> [Written task]
Omit all pictures. Copy the rest of the material exactly.

> [Data provided]
========

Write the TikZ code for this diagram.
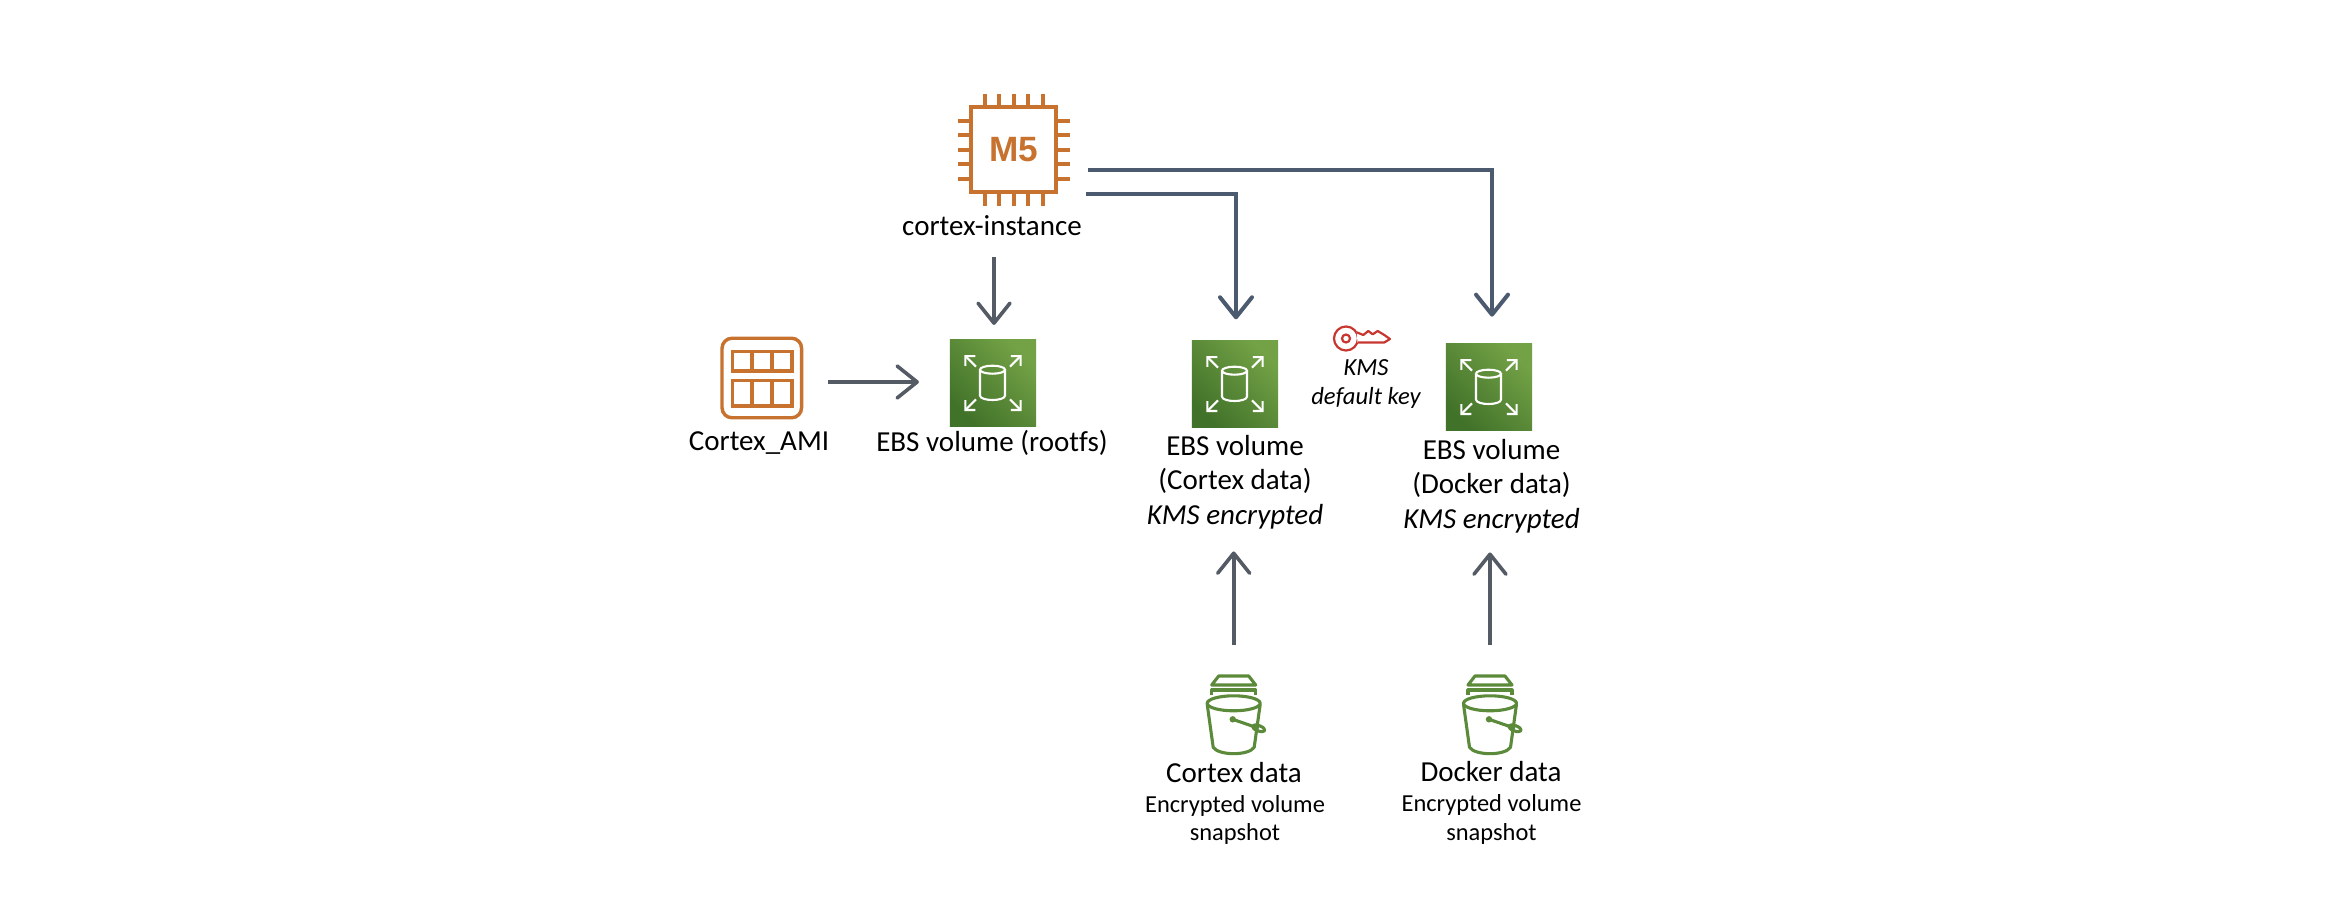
\documentclass[tikz,border=0pt]{standalone}
\usepackage{fontspec}
\setmainfont[Ligatures=NoCommon]{Carlito}
\newfontfamily\chipfont{Liberation Sans}
\usetikzlibrary{arrows.meta,positioning}

\definecolor{awsorange}{HTML}{C8722F}
\definecolor{ebsdark}{HTML}{417229}
\definecolor{ebslight}{HTML}{73A246}
\definecolor{bucketgreen}{HTML}{5B8A3A}
\definecolor{keyred}{HTML}{C7372F}
\definecolor{toparrow}{HTML}{4C5A70}
\definecolor{sidearrow}{HTML}{545B64}

\tikzset{
    lbl/.style={inner sep=0, align=center, text=black, font=\fontsize{8.25}{9.75}\selectfont},
    smalllbl/.style={inner sep=0, align=center, text=black, font=\fontsize{6.95}{8.1}\selectfont},
    keylbl/.style={inner sep=0, align=center, text=black, font=\fontsize{7}{8.5}\selectfont\itshape},
    ebsbox/.style={rectangle, inner sep=0, outer sep=0, minimum size=.86cm,
        bottom color=ebsdark, top color=ebslight, shading angle=-45},
    ebsline/.style={draw=white, line width=.021cm},
    bucketbox/.style={rectangle, inner sep=0, outer sep=0, minimum width=.53cm, minimum height=.8cm},
    bucketline/.style={draw=bucketgreen, line width=.031cm, line join=round},
    orangeline/.style={draw=awsorange, line width=.04cm},
    amiline/.style={draw=awsorange, line width=.033cm},
    keyline/.style={draw=keyred, line width=.022cm, line join=round},
    toplink/.style={draw=toparrow, line width=.04cm,
        -{Straight Barb[length=.2cm,width=.32cm,round]}},
    sidelink/.style={draw=sidearrow, line width=.036cm,
        -{Straight Barb[length=.2cm,width=.32cm,round]}}
}

\newcommand{\ebsvol}[3]{
    \node[ebsbox] (#1) at (#2,#3) {};
    \begin{scope}[shift={(#2,#3)}]
        \draw[ebsline] (-.5,-13.3) ellipse (12.5 and 4);
        \draw[ebsline] (-13,-13.3) -- (-13,12.5) .. controls (-13,18.5) and (12,18.5) .. (12,12.5) -- (12,-13.3);
        \foreach \sx/\sy in {-1/-1,1/-1,-1/1,1/1}
            \draw[ebsline,-{Straight Barb[length=.07cm,width=.14cm]}] (\sx*17,\sy*16.3) -- (\sx*28.7,\sy*28);
    \end{scope}
}

\newcommand{\bucket}[2]{
    \node[bucketbox] (#1) at (#2,715) {};
    \begin{scope}[shift={(#2,703.3)}]
        \draw[bucketline] (-15,-27.3) -- (15,-27.3) -- (22,-18.3) -- (-22,-18.3) -- cycle;
        \draw[bucketline] (-22,-8.3) -- (-22,-13.3) -- (22,-13.3) -- (22,-8.3);
        \draw[bucketline] (0,0) ellipse (26.5 and 7.5);
        \draw[bucketline] (-26.5,1) -- (-20.5,44) .. controls (-15,52.5) and (15,52.5) .. (20.5,44) -- (26.5,1);
        \fill[bucketgreen] (-1,16) circle (3.2);
        \draw[bucketline] (-1,16) -- (25,25);
        \draw[bucketline,rotate around={-20:(25,25)}] (25,25) ellipse (6.5 and 2.7);
    \end{scope}
}

\begin{document}
\begin{tikzpicture}[x=.01cm,y=-.01cm]
    \path[use as bounding box] (0,0) rectangle (2344,912);

    \node[rectangle, draw=awsorange, line width=.04cm, inner sep=0, outer sep=0, minimum size=.85cm] (chip) at (1013.5,149.5) {};
    \foreach \pin in {-29,-14.5,0,14.5,29} {
        \draw[orangeline] (1013.5+\pin,107) -- (1013.5+\pin,94);
        \draw[orangeline] (1013.5+\pin,192) -- (1013.5+\pin,206);
        \draw[orangeline] (971,149.5+\pin) -- (958,149.5+\pin);
        \draw[orangeline] (1056,149.5+\pin) -- (1070,149.5+\pin);
    }
    \node[inner sep=0, text=awsorange, font=\fontsize{10}{12}\selectfont\chipfont\bfseries] (chipname) at (1014,149.5) {M5};
    \node[lbl] (chiplabel) at (992,226) {cortex-instance};

    \node[rectangle, rounded corners=.1cm, draw=awsorange, line width=.034cm, inner sep=0, outer sep=0, minimum size=.795cm] (amiicon) at (761.8,378) {};
    \draw[amiline] (732.5,351.5) rectangle (792,371);
    \draw[amiline] (732.5,380.5) rectangle (792,406);
    \draw[amiline] (752,351.5) -- (752,371);
    \draw[amiline] (772,351.5) -- (772,371);
    \draw[amiline] (752,380.5) -- (752,406);
    \draw[amiline] (772,380.5) -- (772,406);
    \node[lbl] (amilabel) at (759,443) {Cortex\_AMI};

    \ebsvol{rootvol}{993}{383}
    \node[lbl] (rootlabel) at (992,443) {EBS volume (rootfs)};

    \ebsvol{cortexvol}{1235}{384}
    \node[lbl] (cortexlabel) at (1235,482) {EBS volume\\(Cortex data)\\\textit{KMS encrypted}};

    \ebsvol{dockervol}{1489}{387}
    \node[lbl] (dockerlabel) at (1491.5,486) {EBS volume\\(Docker data)\\\textit{KMS encrypted}};

    \draw[keyline] (1346,338.5) circle (12);
    \draw[keyline] (1346,338.5) circle (4);
    \draw[keyline,fill=white] (1356.7,332.3) -- (1363.3,335) -- (1368.3,331) -- (1372.7,334.3) -- (1377.7,331) -- (1384.3,335) -- (1390,339) -- (1384.3,342.5) -- (1357.5,342.5);
    \node[keylbl] (keylabel) at (1366,384) {KMS\\default key};

    \bucket{cortexbucket}{1233.7}
    \node[lbl] (cortexname) at (1234,773) {Cortex data};
    \node[smalllbl] (cortexnote) at (1235,820) {Encrypted volume\\snapshot};

    \bucket{dockerbucket}{1490}
    \node[lbl] (dockername) at (1491,772) {Docker data};
    \node[smalllbl] (dockernote) at (1491.5,819.5) {Encrypted volume\\snapshot};

    \draw[toplink, shorten <=.32cm, shorten >=.273cm] ([yshift=-.205cm]chip.east) -| ([xshift=.03cm]dockervol.north);
    \draw[toplink, shorten <=.30cm, shorten >=.217cm] ([yshift=-.445cm]chip.east) -| ([xshift=.01cm]cortexvol.north);
    \draw[sidelink, shorten <=.2cm, shorten >=.15cm] ([xshift=.01cm]rootvol.north |- chiplabel.south) -- ([xshift=.01cm]rootvol.north);
    \draw[sidelink, shorten <=.265cm, shorten >=.31cm] ([yshift=-.04cm]amiicon.east) -- ([yshift=.01cm]rootvol.west);
    \draw[sidelink, shorten <=.30cm, shorten >=.22cm] (cortexbucket.north) -- (cortexbucket.north |- cortexlabel.south);
    \draw[sidelink, shorten <=.30cm, shorten >=.19cm] (dockerbucket.north) -- (dockerbucket.north |- dockerlabel.south);
\end{tikzpicture}
\end{document}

========

> [Response for this exercise]
Write the TikZ code for this diagram.
\documentclass[tikz,border=0pt]{standalone}
\usepackage{fontspec}
\setmainfont[Ligatures=NoCommon]{Carlito}
\newfontfamily\chipfont{Liberation Sans}
\usetikzlibrary{arrows.meta,positioning}

\definecolor{awsorange}{HTML}{C8722F}
\definecolor{ebsdark}{HTML}{417229}
\definecolor{ebslight}{HTML}{73A246}
\definecolor{bucketgreen}{HTML}{5B8A3A}
\definecolor{keyred}{HTML}{C7372F}
\definecolor{toparrow}{HTML}{4C5A70}
\definecolor{sidearrow}{HTML}{545B64}

\tikzset{
    lbl/.style={inner sep=0, align=center, text=black, font=\fontsize{8.25}{9.75}\selectfont},
    smalllbl/.style={inner sep=0, align=center, text=black, font=\fontsize{6.95}{8.1}\selectfont},
    keylbl/.style={inner sep=0, align=center, text=black, font=\fontsize{7}{8.5}\selectfont\itshape},
    ebsbox/.style={rectangle, inner sep=0, outer sep=0, minimum size=.86cm,
        bottom color=ebsdark, top color=ebslight, shading angle=-45},
    ebsline/.style={draw=white, line width=.021cm},
    bucketbox/.style={rectangle, inner sep=0, outer sep=0, minimum width=.53cm, minimum height=.8cm},
    bucketline/.style={draw=bucketgreen, line width=.031cm, line join=round},
    orangeline/.style={draw=awsorange, line width=.04cm},
    amiline/.style={draw=awsorange, line width=.033cm},
    keyline/.style={draw=keyred, line width=.022cm, line join=round},
    toplink/.style={draw=toparrow, line width=.04cm,
        -{Straight Barb[length=.2cm,width=.32cm,round]}},
    sidelink/.style={draw=sidearrow, line width=.036cm,
        -{Straight Barb[length=.2cm,width=.32cm,round]}}
}

\newcommand{\ebsvol}[3]{
    \node[ebsbox] (#1) at (#2,#3) {};
    \begin{scope}[shift={(#2,#3)}]
        \draw[ebsline] (-.5,-13.3) ellipse (12.5 and 4);
        \draw[ebsline] (-13,-13.3) -- (-13,12.5) .. controls (-13,18.5) and (12,18.5) .. (12,12.5) -- (12,-13.3);
        \foreach \sx/\sy in {-1/-1,1/-1,-1/1,1/1}
            \draw[ebsline,-{Straight Barb[length=.07cm,width=.14cm]}] (\sx*17,\sy*16.3) -- (\sx*28.7,\sy*28);
    \end{scope}
}

\newcommand{\bucket}[2]{
    \node[bucketbox] (#1) at (#2,715) {};
    \begin{scope}[shift={(#2,703.3)}]
        \draw[bucketline] (-15,-27.3) -- (15,-27.3) -- (22,-18.3) -- (-22,-18.3) -- cycle;
        \draw[bucketline] (-22,-8.3) -- (-22,-13.3) -- (22,-13.3) -- (22,-8.3);
        \draw[bucketline] (0,0) ellipse (26.5 and 7.5);
        \draw[bucketline] (-26.5,1) -- (-20.5,44) .. controls (-15,52.5) and (15,52.5) .. (20.5,44) -- (26.5,1);
        \fill[bucketgreen] (-1,16) circle (3.2);
        \draw[bucketline] (-1,16) -- (25,25);
        \draw[bucketline,rotate around={-20:(25,25)}] (25,25) ellipse (6.5 and 2.7);
    \end{scope}
}

\begin{document}
\begin{tikzpicture}[x=.01cm,y=-.01cm]
    \path[use as bounding box] (0,0) rectangle (2344,912);

    \node[rectangle, draw=awsorange, line width=.04cm, inner sep=0, outer sep=0, minimum size=.85cm] (chip) at (1013.5,149.5) {};
    \foreach \pin in {-29,-14.5,0,14.5,29} {
        \draw[orangeline] (1013.5+\pin,107) -- (1013.5+\pin,94);
        \draw[orangeline] (1013.5+\pin,192) -- (1013.5+\pin,206);
        \draw[orangeline] (971,149.5+\pin) -- (958,149.5+\pin);
        \draw[orangeline] (1056,149.5+\pin) -- (1070,149.5+\pin);
    }
    \node[inner sep=0, text=awsorange, font=\fontsize{10}{12}\selectfont\chipfont\bfseries] (chipname) at (1014,149.5) {M5};
    \node[lbl] (chiplabel) at (992,226) {cortex-instance};

    \node[rectangle, rounded corners=.1cm, draw=awsorange, line width=.034cm, inner sep=0, outer sep=0, minimum size=.795cm] (amiicon) at (761.8,378) {};
    \draw[amiline] (732.5,351.5) rectangle (792,371);
    \draw[amiline] (732.5,380.5) rectangle (792,406);
    \draw[amiline] (752,351.5) -- (752,371);
    \draw[amiline] (772,351.5) -- (772,371);
    \draw[amiline] (752,380.5) -- (752,406);
    \draw[amiline] (772,380.5) -- (772,406);
    \node[lbl] (amilabel) at (759,443) {Cortex\_AMI};

    \ebsvol{rootvol}{993}{383}
    \node[lbl] (rootlabel) at (992,443) {EBS volume (rootfs)};

    \ebsvol{cortexvol}{1235}{384}
    \node[lbl] (cortexlabel) at (1235,482) {EBS volume\\(Cortex data)\\\textit{KMS encrypted}};

    \ebsvol{dockervol}{1489}{387}
    \node[lbl] (dockerlabel) at (1491.5,486) {EBS volume\\(Docker data)\\\textit{KMS encrypted}};

    \draw[keyline] (1346,338.5) circle (12);
    \draw[keyline] (1346,338.5) circle (4);
    \draw[keyline,fill=white] (1356.7,332.3) -- (1363.3,335) -- (1368.3,331) -- (1372.7,334.3) -- (1377.7,331) -- (1384.3,335) -- (1390,339) -- (1384.3,342.5) -- (1357.5,342.5);
    \node[keylbl] (keylabel) at (1366,384) {KMS\\default key};

    \bucket{cortexbucket}{1233.7}
    \node[lbl] (cortexname) at (1234,773) {Cortex data};
    \node[smalllbl] (cortexnote) at (1235,820) {Encrypted volume\\snapshot};

    \bucket{dockerbucket}{1490}
    \node[lbl] (dockername) at (1491,772) {Docker data};
    \node[smalllbl] (dockernote) at (1491.5,819.5) {Encrypted volume\\snapshot};

    \draw[toplink, shorten <=.32cm, shorten >=.273cm] ([yshift=-.205cm]chip.east) -| ([xshift=.03cm]dockervol.north);
    \draw[toplink, shorten <=.30cm, shorten >=.217cm] ([yshift=-.445cm]chip.east) -| ([xshift=.01cm]cortexvol.north);
    \draw[sidelink, shorten <=.2cm, shorten >=.15cm] ([xshift=.01cm]rootvol.north |- chiplabel.south) -- ([xshift=.01cm]rootvol.north);
    \draw[sidelink, shorten <=.265cm, shorten >=.31cm] ([yshift=-.04cm]amiicon.east) -- ([yshift=.01cm]rootvol.west);
    \draw[sidelink, shorten <=.30cm, shorten >=.22cm] (cortexbucket.north) -- (cortexbucket.north |- cortexlabel.south);
    \draw[sidelink, shorten <=.30cm, shorten >=.19cm] (dockerbucket.north) -- (dockerbucket.north |- dockerlabel.south);
\end{tikzpicture}
\end{document}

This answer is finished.